Berbeda dengan gulai sapi atau kambing lainnya yang disajikan dengan kuah kental. Gulai Sapi Pak Samin memiliki ciri khas sebagai gulai segar tidak menggunakan kuah santan kental.
Irisan-irisan daging sapi yang empuk disiram dengan kuah gulai encer, terasa segar seperti soto. Walaupun tidak menyajikan kuah kental, tapi tidak meninggalkan aroma dan rasa gulai.
Gulai Sapi Pak Samin disajikan panas ditambah irisan kubis dan cabai atau sambal bagi penyuka pedas.
“Dulu bapak itu penginnya seperti soto, tapi ada kuah santannya. Tidak model gulai lainnya. Istilahnya gulai segar,” imbuh Ning warga Warungboto Umbulharjo itu.

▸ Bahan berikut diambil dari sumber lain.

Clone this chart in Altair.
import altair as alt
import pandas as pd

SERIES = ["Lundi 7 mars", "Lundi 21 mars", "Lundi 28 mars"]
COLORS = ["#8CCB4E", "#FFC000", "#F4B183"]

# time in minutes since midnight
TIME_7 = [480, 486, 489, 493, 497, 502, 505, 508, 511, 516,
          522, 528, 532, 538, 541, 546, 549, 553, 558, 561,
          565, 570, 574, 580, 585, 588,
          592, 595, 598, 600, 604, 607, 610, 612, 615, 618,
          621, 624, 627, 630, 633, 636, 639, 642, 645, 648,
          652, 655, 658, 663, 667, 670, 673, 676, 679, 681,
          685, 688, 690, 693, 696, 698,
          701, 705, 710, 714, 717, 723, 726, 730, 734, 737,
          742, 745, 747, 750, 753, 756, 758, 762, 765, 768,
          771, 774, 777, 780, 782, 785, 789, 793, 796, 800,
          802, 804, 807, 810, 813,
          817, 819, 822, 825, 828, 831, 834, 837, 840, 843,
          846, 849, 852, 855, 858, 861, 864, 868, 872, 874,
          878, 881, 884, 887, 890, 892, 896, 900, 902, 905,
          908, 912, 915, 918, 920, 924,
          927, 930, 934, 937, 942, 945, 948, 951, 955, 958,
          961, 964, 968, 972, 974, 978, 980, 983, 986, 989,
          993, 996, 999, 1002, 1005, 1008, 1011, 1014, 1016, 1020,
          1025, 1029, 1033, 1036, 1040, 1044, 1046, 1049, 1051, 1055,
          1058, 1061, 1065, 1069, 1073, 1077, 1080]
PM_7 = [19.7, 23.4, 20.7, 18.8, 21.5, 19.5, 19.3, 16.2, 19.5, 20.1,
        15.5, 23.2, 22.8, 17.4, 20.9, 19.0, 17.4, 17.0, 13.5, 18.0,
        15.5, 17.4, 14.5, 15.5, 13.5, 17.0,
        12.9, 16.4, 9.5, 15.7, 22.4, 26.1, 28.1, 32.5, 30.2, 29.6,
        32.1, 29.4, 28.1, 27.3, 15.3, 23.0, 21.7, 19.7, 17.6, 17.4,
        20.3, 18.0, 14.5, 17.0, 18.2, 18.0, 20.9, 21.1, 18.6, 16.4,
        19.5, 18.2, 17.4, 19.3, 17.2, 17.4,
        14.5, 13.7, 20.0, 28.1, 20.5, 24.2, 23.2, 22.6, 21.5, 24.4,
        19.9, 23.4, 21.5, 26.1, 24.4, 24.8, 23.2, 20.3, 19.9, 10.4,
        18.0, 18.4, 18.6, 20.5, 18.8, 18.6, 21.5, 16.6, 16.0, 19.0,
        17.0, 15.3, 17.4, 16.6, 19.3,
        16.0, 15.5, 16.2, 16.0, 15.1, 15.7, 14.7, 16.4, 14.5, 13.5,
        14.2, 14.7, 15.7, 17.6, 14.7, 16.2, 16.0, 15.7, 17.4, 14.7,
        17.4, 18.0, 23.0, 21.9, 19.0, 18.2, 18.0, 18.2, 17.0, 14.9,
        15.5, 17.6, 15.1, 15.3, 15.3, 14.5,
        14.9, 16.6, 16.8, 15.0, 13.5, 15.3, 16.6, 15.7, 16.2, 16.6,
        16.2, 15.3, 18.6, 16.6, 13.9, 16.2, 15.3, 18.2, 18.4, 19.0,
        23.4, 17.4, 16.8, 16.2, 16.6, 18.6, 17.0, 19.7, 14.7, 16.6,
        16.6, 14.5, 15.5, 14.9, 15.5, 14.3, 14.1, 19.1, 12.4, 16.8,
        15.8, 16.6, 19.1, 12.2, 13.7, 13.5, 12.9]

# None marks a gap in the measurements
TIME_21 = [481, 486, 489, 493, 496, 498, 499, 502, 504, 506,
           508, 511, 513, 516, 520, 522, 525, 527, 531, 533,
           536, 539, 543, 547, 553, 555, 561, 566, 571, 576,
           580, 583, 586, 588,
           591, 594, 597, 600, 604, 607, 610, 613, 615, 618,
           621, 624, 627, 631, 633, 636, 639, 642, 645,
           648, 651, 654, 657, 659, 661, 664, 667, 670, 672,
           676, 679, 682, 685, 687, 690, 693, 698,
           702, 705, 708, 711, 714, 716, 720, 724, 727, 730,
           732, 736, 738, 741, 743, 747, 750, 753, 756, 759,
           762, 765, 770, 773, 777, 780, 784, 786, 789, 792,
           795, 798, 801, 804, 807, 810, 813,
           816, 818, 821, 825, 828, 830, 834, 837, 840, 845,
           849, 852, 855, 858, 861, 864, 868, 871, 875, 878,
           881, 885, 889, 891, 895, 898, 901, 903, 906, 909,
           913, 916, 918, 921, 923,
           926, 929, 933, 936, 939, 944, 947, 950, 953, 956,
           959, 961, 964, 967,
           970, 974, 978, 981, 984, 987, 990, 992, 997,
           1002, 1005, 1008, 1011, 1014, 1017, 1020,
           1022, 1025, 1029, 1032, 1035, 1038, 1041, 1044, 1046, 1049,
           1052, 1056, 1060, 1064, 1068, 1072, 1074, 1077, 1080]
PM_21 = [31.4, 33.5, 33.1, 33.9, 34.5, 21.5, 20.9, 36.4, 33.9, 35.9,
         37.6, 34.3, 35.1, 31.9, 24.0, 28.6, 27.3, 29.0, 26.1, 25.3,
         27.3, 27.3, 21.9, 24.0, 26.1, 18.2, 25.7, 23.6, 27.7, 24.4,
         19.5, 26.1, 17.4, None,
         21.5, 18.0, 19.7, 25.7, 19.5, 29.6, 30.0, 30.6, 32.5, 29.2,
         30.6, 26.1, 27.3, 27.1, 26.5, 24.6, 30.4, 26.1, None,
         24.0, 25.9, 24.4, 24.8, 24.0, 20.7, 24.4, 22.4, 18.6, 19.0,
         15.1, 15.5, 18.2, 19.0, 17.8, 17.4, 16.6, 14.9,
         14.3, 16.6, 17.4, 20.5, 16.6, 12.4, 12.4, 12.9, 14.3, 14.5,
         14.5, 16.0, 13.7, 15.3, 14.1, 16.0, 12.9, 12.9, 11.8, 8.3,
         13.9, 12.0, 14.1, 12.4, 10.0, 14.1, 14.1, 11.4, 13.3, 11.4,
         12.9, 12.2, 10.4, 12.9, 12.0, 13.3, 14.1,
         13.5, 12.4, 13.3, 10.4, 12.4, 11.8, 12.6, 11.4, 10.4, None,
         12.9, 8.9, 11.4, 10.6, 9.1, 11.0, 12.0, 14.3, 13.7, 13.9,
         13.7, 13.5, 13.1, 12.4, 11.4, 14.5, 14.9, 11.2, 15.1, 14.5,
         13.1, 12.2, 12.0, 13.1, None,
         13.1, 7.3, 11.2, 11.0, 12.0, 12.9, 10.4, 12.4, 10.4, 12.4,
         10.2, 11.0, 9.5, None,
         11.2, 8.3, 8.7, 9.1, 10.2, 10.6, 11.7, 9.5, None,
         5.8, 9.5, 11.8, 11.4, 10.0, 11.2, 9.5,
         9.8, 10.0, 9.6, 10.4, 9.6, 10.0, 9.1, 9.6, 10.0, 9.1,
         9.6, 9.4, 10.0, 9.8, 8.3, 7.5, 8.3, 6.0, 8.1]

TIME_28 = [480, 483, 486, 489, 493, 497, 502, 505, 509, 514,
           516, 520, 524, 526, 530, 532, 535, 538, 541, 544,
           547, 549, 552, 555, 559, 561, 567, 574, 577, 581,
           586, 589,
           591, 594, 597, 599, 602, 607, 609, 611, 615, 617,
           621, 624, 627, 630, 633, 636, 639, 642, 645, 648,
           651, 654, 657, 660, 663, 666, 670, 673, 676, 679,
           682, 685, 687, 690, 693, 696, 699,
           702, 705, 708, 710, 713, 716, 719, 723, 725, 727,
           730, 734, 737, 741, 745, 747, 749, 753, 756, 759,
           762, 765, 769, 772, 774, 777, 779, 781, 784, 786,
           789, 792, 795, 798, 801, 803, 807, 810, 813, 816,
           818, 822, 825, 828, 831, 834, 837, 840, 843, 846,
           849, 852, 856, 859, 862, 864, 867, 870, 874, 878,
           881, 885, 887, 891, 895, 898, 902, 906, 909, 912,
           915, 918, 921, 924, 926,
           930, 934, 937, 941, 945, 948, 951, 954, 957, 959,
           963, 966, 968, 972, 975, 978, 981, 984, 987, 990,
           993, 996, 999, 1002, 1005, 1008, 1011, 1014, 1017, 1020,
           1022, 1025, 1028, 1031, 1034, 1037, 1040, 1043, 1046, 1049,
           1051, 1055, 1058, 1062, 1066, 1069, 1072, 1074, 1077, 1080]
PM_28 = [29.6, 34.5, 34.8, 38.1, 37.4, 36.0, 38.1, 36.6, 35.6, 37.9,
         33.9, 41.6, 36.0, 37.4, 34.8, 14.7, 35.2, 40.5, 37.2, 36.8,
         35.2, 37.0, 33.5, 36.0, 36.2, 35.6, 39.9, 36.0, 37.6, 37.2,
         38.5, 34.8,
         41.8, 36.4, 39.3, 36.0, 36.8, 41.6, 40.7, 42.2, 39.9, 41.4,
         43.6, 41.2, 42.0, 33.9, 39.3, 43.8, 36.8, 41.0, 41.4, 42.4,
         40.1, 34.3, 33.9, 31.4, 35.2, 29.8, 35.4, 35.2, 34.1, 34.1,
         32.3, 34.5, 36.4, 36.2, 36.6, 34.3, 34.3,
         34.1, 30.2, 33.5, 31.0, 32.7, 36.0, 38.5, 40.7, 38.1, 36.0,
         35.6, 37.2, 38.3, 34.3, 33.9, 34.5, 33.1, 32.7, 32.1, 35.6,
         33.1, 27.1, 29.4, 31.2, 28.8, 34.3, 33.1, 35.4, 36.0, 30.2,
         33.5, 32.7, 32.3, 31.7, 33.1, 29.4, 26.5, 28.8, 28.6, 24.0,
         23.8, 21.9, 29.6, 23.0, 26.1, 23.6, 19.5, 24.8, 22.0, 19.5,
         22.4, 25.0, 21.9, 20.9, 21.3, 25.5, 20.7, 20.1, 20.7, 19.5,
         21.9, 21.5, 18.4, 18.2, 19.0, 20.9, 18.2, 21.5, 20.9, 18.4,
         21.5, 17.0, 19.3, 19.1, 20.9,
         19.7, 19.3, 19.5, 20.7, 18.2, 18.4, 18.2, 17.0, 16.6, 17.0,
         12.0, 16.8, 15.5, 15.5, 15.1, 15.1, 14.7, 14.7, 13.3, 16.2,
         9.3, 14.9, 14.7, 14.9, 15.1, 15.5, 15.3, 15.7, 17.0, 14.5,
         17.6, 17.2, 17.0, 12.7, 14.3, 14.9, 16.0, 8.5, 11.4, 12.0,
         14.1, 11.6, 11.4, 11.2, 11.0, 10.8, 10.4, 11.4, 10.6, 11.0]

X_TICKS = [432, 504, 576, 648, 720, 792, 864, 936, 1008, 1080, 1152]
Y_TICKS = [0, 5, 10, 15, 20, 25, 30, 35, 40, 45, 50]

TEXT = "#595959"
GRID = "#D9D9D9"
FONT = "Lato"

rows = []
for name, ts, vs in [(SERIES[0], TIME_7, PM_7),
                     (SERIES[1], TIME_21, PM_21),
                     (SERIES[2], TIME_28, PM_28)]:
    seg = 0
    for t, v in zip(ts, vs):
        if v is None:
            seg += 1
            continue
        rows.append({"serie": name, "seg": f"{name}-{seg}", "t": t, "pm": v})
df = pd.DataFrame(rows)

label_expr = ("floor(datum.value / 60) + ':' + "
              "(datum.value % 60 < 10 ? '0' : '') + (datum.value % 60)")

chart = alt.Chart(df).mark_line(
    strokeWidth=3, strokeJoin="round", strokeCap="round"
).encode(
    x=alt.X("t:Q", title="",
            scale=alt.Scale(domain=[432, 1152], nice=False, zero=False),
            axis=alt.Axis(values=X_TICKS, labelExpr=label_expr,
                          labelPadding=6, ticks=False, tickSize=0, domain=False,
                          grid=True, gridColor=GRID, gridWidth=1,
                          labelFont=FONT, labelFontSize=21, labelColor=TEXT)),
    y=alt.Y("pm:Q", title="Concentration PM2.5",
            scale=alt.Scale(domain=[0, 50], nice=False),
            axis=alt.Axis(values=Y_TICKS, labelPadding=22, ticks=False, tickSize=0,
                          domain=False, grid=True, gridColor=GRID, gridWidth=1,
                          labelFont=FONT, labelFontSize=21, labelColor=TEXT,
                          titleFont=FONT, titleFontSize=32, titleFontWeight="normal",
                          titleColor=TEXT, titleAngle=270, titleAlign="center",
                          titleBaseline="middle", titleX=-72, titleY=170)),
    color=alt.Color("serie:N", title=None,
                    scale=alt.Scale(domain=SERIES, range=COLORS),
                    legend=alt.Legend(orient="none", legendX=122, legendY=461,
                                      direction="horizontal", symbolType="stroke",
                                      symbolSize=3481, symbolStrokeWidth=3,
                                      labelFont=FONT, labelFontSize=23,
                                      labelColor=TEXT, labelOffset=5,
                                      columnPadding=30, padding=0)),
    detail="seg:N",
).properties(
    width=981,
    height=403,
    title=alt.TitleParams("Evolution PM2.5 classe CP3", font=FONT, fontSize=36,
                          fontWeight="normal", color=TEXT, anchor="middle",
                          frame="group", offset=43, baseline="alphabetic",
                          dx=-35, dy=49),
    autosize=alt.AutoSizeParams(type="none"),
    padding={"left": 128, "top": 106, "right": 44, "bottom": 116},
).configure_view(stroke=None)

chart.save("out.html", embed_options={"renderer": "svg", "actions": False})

Untuk menghasilkan gulai sapi berkuah ringan, tidak memakai air rebusan daging sapi yang di awal mengandung minyak atau lemak.
Daging yang telah direbus, airnya dibuang lalu direbus lagi, kemudian dimasak dengan bumbu gulai. Dengan cara itu kuah gulai yang dihasilkan tidak berminyak atau mengandung lemak.

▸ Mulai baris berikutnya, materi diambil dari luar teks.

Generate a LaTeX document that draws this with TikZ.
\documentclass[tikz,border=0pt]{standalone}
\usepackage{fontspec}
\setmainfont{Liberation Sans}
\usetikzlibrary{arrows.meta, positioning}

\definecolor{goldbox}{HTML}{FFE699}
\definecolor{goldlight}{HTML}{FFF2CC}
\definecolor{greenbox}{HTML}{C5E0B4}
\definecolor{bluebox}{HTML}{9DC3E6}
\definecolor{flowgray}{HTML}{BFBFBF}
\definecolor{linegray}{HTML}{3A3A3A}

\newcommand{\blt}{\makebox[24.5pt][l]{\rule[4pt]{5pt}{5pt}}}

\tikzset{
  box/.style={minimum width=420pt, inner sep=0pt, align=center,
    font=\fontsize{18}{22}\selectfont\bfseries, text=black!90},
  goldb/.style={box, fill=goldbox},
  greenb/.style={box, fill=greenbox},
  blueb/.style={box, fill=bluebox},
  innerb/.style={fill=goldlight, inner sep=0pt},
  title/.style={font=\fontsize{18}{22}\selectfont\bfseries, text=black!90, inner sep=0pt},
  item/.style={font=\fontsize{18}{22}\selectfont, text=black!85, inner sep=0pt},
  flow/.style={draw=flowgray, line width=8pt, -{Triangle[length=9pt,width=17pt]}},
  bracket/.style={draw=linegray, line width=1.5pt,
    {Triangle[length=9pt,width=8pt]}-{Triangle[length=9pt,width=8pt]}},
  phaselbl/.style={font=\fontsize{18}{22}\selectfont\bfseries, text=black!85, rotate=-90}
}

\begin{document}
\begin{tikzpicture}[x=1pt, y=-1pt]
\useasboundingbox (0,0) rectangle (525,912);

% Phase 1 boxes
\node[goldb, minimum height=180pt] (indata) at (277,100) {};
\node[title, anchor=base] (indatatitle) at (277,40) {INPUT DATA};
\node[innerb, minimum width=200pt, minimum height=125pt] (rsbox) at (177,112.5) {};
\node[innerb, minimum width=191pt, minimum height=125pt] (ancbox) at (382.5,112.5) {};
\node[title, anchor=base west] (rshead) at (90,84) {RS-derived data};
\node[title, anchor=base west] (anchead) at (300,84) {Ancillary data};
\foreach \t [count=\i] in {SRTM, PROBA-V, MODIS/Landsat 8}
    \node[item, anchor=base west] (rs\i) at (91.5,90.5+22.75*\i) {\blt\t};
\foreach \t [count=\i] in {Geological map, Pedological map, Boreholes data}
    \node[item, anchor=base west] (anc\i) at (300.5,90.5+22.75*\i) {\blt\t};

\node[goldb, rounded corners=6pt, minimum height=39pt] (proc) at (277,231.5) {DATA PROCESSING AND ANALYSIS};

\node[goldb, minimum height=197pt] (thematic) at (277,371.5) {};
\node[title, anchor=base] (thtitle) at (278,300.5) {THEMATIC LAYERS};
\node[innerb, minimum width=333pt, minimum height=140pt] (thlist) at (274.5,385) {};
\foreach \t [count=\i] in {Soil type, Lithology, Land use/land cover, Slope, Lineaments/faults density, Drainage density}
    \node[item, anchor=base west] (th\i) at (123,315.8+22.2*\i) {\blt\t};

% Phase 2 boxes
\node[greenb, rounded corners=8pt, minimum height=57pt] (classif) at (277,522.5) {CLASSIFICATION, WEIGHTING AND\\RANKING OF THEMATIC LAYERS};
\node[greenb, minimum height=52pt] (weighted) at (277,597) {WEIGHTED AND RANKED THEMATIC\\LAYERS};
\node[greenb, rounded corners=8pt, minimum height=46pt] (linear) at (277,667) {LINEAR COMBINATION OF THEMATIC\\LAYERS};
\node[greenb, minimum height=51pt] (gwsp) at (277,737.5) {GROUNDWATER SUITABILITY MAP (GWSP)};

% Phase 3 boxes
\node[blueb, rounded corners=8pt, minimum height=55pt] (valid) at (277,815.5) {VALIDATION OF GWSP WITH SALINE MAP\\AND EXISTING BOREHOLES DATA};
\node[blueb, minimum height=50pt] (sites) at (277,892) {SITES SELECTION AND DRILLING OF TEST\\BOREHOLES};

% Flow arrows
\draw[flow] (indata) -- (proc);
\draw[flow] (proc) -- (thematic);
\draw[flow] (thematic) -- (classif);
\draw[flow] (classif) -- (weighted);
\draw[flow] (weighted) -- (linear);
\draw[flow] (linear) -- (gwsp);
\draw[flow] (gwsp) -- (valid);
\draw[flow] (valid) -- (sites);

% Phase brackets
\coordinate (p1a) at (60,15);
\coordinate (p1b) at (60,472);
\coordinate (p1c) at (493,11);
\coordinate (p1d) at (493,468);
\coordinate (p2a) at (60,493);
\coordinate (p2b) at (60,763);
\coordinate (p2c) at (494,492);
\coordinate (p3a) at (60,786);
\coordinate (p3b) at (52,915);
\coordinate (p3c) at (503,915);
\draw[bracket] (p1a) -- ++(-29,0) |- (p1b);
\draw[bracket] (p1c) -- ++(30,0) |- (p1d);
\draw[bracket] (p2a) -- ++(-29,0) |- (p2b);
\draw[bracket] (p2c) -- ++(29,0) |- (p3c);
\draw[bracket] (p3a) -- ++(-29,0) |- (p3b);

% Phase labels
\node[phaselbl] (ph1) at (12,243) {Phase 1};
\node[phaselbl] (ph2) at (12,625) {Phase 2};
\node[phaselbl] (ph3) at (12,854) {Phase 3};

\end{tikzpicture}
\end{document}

Proses memasak gulai sapi masih dilakukan oleh Suharni, istri Pak Samin di rumahnya di Gondolayu, sehingga mempertahankan resep dan cara memasaknya.
“Proses meracik bumbu dan memasak masih ibu. Termasuk berbelanja. Saya tinggal mematangkan dan melayani penjualan. Sejak ada virus corona, ibu tidak ikut jualan di warung,” paparnya.

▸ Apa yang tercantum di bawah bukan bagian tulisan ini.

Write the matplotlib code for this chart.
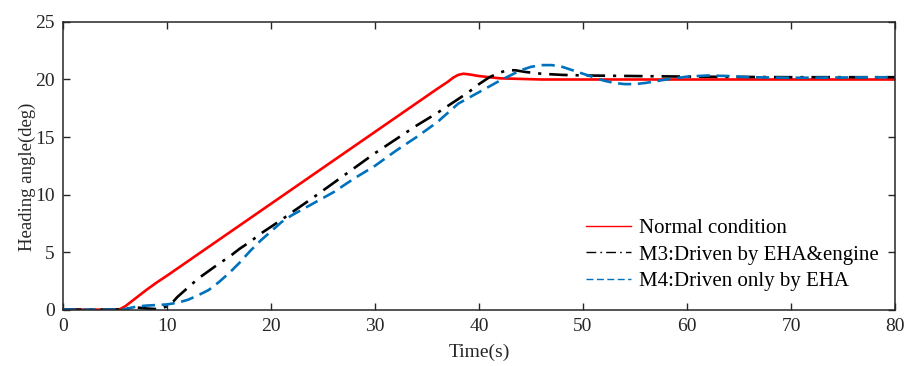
import numpy as np
import matplotlib.pyplot as plt

plt.rcParams['font.family'] = ['Liberation Serif', 'DejaVu Serif']

# Normal condition
t_red = [0, 5, 5.5, 6, 6.5, 7, 8, 9, 10, 12, 14, 16, 18, 20, 22, 24, 26, 28, 30,
         32, 34, 36, 37, 37.5, 38, 38.5, 39, 40, 41, 42, 44, 46, 80]
v_red = [0, 0, 0.05, 0.3, 0.65, 1.0, 1.7, 2.35, 2.95, 4.2, 5.45, 6.7, 7.95, 9.2,
         10.45, 11.7, 12.95, 14.2, 15.45, 16.7, 17.95, 19.2, 19.8, 20.15, 20.4,
         20.5, 20.45, 20.3, 20.2, 20.1, 20.05, 20.0, 20.0]

# M3: Driven by EHA&engine
t_m3 = [0, 5, 6, 6.5, 7, 7.5, 8, 9, 9.5, 10, 10.6, 11, 12, 13, 14, 15, 16, 17, 18,
        19, 20, 21, 22, 24, 26, 28, 30, 32, 34, 36, 37, 38, 39, 40, 41, 42, 42.7,
        43.5, 44.5, 46, 48, 50, 55, 60, 70, 80]
v_m3 = [0, 0, 0.05, 0.15, 0.2, 0.15, 0.1, 0.05, 0.1, 0.3, 0.7, 1.1, 1.9, 2.7, 3.35,
        4.0, 4.6, 5.3, 5.9, 6.6, 7.2, 7.8, 8.45, 9.7, 11.0, 12.3, 13.6, 14.8, 16.0,
        17.1, 17.7, 18.3, 18.9, 19.6, 20.2, 20.6, 20.8, 20.8, 20.65, 20.5, 20.4,
        20.35, 20.3, 20.25, 20.2, 20.2]

# M4: Driven only by EHA
t_m4 = [0, 5, 6, 7, 8, 9, 10, 11, 12, 13, 14, 15, 16, 17, 18, 19, 20, 21, 22, 24,
        26, 28, 30, 32, 34, 36, 38, 40, 42, 43, 44, 45, 46, 47, 48, 49, 50, 51, 52,
        53, 54, 55, 56, 57, 58, 60, 62, 64, 66, 70, 80]
v_m4 = [0, 0, 0.05, 0.25, 0.35, 0.4, 0.45, 0.6, 0.85, 1.25, 1.7, 2.4, 3.2, 4.1, 5.1,
        6.0, 6.8, 7.6, 8.2, 9.2, 10.2, 11.4, 12.5, 13.8, 15.0, 16.3, 17.9, 18.9,
        19.9, 20.35, 20.8, 21.1, 21.25, 21.25, 21.1, 20.8, 20.5, 20.2, 19.9, 19.7,
        19.6, 19.6, 19.7, 19.85, 20.0, 20.25, 20.35, 20.3, 20.2, 20.15, 20.2]

labels = ['Normal condition', 'M3:Driven by EHA&engine', 'M4:Driven only by EHA']

fig = plt.figure(figsize=(9.18, 3.66), dpi=100)
ax = fig.add_axes([0.0686, 0.154, 0.9064, 0.786])

ax.plot(t_red, v_red, color='#FF0000', linewidth=1.9, label=labels[0])
ax.plot(t_m3, v_m3, color='black', linewidth=1.9, dashes=(7, 3, 1.2, 3), label=labels[1])
ax.plot(t_m4, v_m4, color='#0072BD', linewidth=1.9, dashes=(5, 2.5), label=labels[2])

ax.set_xlim(0, 80)
ax.set_ylim(0, 25)
ax.set_xticks(np.arange(0, 81, 10))
ax.set_yticks(np.arange(0, 26, 5))
ax.tick_params(direction='in', top=True, right=True, length=5, width=1,
               labelsize=14, colors='#262626', pad=6)
for s in ax.spines.values():
    s.set_color('#262626')
    s.set_linewidth(1.1)

ax.set_xlabel('Time(s)', fontsize=14, color='#262626', labelpad=6)
ax.set_ylabel('Heading angle(deg)', fontsize=13.5, color='#262626')
ax.yaxis.set_label_coords(-0.033, 0.46)

leg = ax.legend(loc='lower right', bbox_to_anchor=(0.99, 0.035), borderaxespad=0,
                frameon=False, fontsize=15, handlelength=2.2, handletextpad=0.35,
                labelspacing=0.33)
for line in leg.get_lines():
    line.set_linewidth(1.0)

fig.savefig('out.png', dpi=100)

Pak Samin kala itu memilih daging sapi sebagai bahan baku gulai, karena mempertimbangkan selera pasar. Dimana sebagian orang tidak suka atau tidak boleh mengonsumsi daging kambing karena faktor kesehatan.
Ning menyebut saat masih berjualan di utara simpang empat Tugu Yogyakarta, dalam sehari bisa memasak sekitar 10 kilogram daging sapi. Kini setelah berpindah lokasi dan kondisi pandemi Covid-19, dalam sehari hanya memasak berkisar 3 sampai 5 kilogram daging sapi.
Gulai Sapi Pak Samin masih ramah di kantong. Satu porsi nasi gulai campur hanya dibanderol Rp 12.000 dan nasi gulai pisah Rp 15.000.
Diakuinya dengan harga itu tidak mendapatkan untung banyak. Keuntungan terbantu dari penjualan minuman. Harga gulai sapi itu dijual murah, karena kebanyakan pelanggan adalah pelajar dan mahasiswa. Kemurahan hati Pak Samin pada sepiring nasi gulai campur itu diteruskan Ning sampai sekarang.
“Karena sejak dulu pelanggannya kebanyakan mahasiswa, pelajar dan orang-orang yang nongkrong. Jadi dibuat harga hemat, harga pelajar. Yang penting bisa buat makan. Untungnya terbantu dari penjualan minuman,” tuturnya. (Red)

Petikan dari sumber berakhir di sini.